Bob Fosse’s enormous influence is still felt by dancers and audiences alike. While Sam Wasson captured the essence of Fosse’s life in his fine 2014 biography, dancer-turned-librarian Winkler has focused on his evolution as a performer, choreographer, and director. He manages to describe dance routines in a way that even a layman like myself can understand. He has also done a deep dive into the Fosse-Gwen Verdon archives at the Library of Congress and spoken to significant colleagues and collaborators. Remarkably, Fosse remains the only director to win a Tony, an Emmy, and an Oscar the same year, 1973. Reading this book may remind you why.

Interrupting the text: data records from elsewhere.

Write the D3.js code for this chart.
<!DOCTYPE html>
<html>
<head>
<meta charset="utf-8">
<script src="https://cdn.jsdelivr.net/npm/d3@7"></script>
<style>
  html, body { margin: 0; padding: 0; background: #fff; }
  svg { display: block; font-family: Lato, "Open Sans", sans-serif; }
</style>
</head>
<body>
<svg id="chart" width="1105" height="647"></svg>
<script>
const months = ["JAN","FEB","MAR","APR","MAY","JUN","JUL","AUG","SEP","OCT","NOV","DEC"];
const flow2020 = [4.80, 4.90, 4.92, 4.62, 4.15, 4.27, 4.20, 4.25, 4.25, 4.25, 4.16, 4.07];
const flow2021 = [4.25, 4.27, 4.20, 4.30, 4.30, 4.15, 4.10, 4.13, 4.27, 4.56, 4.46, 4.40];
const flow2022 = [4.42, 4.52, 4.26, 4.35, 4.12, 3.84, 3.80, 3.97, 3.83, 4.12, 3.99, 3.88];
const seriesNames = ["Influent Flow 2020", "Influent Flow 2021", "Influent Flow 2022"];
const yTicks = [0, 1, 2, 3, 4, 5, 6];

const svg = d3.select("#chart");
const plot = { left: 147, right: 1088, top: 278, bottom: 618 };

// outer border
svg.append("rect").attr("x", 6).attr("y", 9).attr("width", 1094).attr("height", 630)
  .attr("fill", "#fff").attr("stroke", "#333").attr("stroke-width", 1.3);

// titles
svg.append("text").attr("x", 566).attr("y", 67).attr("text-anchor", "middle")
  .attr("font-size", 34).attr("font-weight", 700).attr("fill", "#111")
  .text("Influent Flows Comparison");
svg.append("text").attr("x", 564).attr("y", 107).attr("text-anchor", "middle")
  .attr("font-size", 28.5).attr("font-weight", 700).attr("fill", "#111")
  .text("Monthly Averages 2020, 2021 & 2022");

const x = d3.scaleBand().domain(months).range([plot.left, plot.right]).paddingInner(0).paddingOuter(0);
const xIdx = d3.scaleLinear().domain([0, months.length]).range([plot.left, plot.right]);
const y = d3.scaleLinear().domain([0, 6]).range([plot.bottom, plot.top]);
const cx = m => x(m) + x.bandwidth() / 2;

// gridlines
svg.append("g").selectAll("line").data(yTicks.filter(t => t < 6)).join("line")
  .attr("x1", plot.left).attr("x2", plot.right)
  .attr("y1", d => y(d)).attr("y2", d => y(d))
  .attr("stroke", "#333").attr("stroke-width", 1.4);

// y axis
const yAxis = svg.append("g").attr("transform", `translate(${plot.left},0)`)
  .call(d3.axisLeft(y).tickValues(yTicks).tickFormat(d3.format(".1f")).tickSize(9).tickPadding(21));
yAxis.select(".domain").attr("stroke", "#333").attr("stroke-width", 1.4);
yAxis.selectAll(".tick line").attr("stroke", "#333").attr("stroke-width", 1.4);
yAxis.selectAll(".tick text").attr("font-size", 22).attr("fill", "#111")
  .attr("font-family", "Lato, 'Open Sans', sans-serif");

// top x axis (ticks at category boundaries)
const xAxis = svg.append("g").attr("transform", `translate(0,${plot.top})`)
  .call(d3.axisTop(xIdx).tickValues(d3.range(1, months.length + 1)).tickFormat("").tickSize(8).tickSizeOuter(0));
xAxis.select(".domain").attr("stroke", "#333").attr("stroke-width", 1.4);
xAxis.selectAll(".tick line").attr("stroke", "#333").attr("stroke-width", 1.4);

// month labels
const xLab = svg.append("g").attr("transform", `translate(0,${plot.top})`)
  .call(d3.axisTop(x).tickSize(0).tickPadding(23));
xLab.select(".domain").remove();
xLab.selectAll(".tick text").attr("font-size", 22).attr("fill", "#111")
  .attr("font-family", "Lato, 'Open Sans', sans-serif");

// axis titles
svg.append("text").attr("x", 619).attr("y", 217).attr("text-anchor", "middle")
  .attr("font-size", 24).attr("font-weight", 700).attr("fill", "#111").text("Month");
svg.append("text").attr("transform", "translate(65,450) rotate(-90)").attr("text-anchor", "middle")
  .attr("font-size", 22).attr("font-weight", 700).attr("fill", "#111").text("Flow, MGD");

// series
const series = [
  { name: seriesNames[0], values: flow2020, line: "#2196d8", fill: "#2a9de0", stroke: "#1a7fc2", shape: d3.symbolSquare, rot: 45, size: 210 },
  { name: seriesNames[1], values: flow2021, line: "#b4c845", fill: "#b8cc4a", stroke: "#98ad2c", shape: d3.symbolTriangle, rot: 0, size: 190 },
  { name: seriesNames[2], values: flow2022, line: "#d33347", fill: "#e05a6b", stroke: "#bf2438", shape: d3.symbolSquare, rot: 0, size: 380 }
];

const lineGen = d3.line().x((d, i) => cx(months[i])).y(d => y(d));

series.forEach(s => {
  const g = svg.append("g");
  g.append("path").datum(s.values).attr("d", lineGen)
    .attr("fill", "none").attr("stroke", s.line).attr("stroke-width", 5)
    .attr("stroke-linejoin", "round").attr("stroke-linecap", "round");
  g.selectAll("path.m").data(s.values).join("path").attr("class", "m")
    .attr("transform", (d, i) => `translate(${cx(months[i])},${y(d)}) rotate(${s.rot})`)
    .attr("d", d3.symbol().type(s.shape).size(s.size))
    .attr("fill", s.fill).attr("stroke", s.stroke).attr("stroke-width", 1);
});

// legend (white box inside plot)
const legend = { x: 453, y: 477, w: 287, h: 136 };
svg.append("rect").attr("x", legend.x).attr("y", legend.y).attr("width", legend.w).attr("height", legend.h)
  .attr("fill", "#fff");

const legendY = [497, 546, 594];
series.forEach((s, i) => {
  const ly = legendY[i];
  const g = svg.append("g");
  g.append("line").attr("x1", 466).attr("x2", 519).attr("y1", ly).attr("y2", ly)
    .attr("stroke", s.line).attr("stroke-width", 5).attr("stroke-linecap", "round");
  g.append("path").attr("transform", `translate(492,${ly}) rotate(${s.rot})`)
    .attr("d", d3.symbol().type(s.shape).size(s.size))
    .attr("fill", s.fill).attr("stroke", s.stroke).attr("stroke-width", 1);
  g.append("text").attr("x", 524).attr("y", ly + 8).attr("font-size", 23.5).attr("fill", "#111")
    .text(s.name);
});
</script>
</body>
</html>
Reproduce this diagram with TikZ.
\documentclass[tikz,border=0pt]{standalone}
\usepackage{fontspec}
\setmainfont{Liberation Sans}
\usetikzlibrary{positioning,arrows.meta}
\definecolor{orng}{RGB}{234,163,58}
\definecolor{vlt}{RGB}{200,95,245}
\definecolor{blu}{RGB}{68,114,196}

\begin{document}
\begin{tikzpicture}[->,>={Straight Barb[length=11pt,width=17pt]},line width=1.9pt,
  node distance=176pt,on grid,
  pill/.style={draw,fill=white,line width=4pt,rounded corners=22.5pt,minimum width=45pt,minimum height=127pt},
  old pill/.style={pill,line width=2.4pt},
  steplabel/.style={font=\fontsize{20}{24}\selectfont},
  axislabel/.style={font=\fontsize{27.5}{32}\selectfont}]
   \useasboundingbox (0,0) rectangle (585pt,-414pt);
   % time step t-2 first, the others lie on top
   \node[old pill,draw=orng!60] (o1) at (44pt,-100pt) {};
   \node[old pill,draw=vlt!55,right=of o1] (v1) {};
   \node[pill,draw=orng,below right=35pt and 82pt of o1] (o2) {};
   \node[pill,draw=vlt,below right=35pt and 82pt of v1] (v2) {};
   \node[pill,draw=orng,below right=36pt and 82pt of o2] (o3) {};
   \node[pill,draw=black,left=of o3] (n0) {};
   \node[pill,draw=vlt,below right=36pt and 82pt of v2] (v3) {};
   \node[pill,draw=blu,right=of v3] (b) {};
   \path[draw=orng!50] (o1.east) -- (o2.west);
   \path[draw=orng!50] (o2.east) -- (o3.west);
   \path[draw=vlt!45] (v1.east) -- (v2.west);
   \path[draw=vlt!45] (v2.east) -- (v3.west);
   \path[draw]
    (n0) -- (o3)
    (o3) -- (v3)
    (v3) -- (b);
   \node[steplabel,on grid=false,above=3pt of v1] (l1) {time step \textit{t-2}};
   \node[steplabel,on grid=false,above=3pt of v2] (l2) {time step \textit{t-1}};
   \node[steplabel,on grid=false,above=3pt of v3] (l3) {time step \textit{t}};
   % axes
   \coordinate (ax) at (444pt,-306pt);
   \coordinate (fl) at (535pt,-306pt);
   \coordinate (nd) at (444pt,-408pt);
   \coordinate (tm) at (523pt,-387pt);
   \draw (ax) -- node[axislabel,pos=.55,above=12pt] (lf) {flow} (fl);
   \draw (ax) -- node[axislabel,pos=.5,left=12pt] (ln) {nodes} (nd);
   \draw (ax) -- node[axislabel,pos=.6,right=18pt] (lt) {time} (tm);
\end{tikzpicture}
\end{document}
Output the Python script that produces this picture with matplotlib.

If you’re lucky enough to own the original 1987 hardcover edition of this seminal book, you may be forced to make room on your shelf for the updated edition as well. An oversized tribute to the masterful artist who helped to popularize comic strips and animated cartoons in the early years of the 20th century, it can be described as “definitive” without fear of exaggeration or contradiction. Animator and historian Canemaker has given us a full-fledged biography as well as a rich visual summary of McCay’s career in all media. The cartoonist’s newspaper work must be seen in a large format to be fully appreciated, and this book complies. McCay was both a pioneer and a visionary, and Canemaker captures his importance while chronicling his successes and failures. I doubt that anyone will ever produce a tome to rival this one.